Data lines
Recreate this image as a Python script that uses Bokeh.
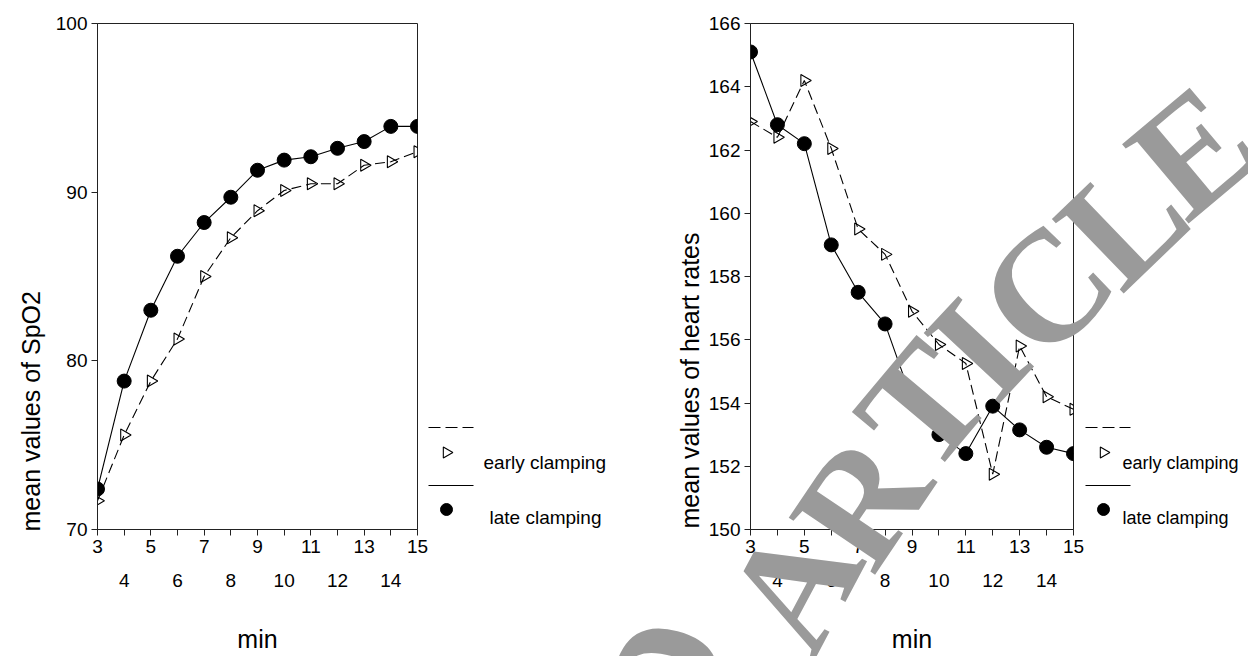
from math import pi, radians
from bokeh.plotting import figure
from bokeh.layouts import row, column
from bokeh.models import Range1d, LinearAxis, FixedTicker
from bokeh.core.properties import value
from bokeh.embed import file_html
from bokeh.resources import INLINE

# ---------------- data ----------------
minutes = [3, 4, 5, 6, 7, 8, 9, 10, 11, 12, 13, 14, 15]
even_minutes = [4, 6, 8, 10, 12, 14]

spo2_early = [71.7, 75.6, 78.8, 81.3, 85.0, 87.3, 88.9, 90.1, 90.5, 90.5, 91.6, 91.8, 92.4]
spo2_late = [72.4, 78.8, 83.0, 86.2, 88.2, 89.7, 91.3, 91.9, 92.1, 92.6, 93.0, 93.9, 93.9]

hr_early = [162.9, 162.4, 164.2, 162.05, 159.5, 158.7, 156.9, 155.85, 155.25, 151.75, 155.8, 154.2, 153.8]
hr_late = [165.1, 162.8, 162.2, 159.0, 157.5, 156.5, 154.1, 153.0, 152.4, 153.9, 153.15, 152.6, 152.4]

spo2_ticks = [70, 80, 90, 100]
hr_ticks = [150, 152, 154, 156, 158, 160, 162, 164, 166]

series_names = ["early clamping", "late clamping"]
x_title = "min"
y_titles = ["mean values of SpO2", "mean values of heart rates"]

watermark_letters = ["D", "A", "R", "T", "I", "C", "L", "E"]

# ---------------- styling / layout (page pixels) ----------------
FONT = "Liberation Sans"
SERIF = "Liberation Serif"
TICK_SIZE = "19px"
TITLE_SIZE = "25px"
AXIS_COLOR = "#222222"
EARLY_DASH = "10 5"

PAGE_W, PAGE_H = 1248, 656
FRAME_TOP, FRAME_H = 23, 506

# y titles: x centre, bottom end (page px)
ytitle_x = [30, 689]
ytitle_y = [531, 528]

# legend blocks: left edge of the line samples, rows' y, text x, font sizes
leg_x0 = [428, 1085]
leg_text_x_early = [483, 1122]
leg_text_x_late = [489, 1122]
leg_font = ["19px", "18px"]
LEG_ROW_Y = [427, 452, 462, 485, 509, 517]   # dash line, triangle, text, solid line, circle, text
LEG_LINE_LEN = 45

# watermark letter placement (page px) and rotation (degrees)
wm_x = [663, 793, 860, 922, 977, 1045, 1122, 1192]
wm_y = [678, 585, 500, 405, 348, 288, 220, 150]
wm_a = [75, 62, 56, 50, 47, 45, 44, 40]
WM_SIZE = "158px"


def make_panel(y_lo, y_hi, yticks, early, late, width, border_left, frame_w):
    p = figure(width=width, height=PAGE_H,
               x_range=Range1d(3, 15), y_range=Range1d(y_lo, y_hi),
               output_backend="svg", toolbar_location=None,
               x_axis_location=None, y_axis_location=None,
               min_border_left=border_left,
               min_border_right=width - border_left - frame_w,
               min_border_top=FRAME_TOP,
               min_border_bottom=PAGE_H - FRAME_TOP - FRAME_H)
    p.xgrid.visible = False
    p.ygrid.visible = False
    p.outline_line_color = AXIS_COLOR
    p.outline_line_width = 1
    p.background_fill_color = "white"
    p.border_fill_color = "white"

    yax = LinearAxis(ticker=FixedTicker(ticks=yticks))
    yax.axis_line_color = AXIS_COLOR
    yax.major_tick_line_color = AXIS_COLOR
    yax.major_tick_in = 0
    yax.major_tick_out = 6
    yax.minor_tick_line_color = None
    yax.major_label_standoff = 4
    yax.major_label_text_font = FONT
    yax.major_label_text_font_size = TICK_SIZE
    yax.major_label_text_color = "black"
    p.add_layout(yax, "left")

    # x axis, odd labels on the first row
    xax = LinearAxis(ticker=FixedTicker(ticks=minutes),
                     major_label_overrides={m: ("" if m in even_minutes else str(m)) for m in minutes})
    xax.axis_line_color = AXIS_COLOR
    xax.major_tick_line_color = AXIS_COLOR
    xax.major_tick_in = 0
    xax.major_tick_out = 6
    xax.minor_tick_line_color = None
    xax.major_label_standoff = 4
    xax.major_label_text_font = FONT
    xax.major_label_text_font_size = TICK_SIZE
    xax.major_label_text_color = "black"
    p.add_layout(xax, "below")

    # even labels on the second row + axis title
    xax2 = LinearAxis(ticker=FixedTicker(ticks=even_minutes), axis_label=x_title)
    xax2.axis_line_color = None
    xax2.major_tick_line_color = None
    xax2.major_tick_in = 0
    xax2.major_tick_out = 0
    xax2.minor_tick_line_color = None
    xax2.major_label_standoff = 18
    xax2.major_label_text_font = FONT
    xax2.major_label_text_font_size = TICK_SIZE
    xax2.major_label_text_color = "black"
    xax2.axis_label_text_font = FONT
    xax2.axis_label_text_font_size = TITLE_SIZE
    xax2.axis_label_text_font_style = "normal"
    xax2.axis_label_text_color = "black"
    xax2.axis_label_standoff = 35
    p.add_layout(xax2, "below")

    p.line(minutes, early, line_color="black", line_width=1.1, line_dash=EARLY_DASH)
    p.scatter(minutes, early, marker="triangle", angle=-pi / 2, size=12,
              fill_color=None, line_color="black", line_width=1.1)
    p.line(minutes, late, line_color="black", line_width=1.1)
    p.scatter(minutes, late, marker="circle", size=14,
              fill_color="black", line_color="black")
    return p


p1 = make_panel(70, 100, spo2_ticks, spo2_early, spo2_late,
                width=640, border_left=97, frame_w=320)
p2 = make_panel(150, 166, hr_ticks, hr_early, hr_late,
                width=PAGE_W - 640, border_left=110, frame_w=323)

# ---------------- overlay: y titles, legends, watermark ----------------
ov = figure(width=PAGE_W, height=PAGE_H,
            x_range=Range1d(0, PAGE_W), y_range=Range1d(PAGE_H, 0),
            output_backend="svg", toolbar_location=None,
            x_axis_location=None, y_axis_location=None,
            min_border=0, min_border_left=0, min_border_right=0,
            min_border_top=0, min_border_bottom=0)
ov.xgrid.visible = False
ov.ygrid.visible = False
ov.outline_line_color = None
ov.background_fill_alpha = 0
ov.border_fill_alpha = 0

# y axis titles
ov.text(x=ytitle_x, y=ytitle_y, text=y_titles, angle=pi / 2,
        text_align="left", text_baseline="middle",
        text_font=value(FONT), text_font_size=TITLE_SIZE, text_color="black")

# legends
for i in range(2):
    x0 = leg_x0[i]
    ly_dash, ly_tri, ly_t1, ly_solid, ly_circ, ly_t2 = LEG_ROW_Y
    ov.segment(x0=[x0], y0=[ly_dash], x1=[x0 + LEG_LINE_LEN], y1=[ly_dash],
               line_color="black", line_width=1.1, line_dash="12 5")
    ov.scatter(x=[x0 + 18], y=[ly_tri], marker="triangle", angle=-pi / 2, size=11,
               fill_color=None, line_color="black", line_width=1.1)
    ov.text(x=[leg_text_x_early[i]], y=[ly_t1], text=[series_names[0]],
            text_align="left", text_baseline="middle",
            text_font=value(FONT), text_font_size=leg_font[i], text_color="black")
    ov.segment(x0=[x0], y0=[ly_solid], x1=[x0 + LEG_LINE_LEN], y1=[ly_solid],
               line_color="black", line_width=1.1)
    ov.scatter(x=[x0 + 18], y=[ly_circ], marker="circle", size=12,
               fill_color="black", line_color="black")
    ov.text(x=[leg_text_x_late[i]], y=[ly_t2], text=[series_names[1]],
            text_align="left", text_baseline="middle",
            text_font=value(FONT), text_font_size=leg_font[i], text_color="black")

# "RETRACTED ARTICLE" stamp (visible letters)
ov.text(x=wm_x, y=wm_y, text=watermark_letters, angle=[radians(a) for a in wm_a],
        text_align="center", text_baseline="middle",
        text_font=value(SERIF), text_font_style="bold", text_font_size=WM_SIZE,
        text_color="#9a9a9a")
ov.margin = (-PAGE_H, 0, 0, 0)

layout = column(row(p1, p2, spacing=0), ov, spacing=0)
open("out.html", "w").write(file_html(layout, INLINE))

What you are asked to do
Take the lines from the start of the material to the line with "from bokeh.resources import INLINE", both included, and transcribe them exactly without the pictures.

Correct answer
Recreate this image as a Python script that uses Bokeh.
from math import pi, radians
from bokeh.plotting import figure
from bokeh.layouts import row, column
from bokeh.models import Range1d, LinearAxis, FixedTicker
from bokeh.core.properties import value
from bokeh.embed import file_html
from bokeh.resources import INLINE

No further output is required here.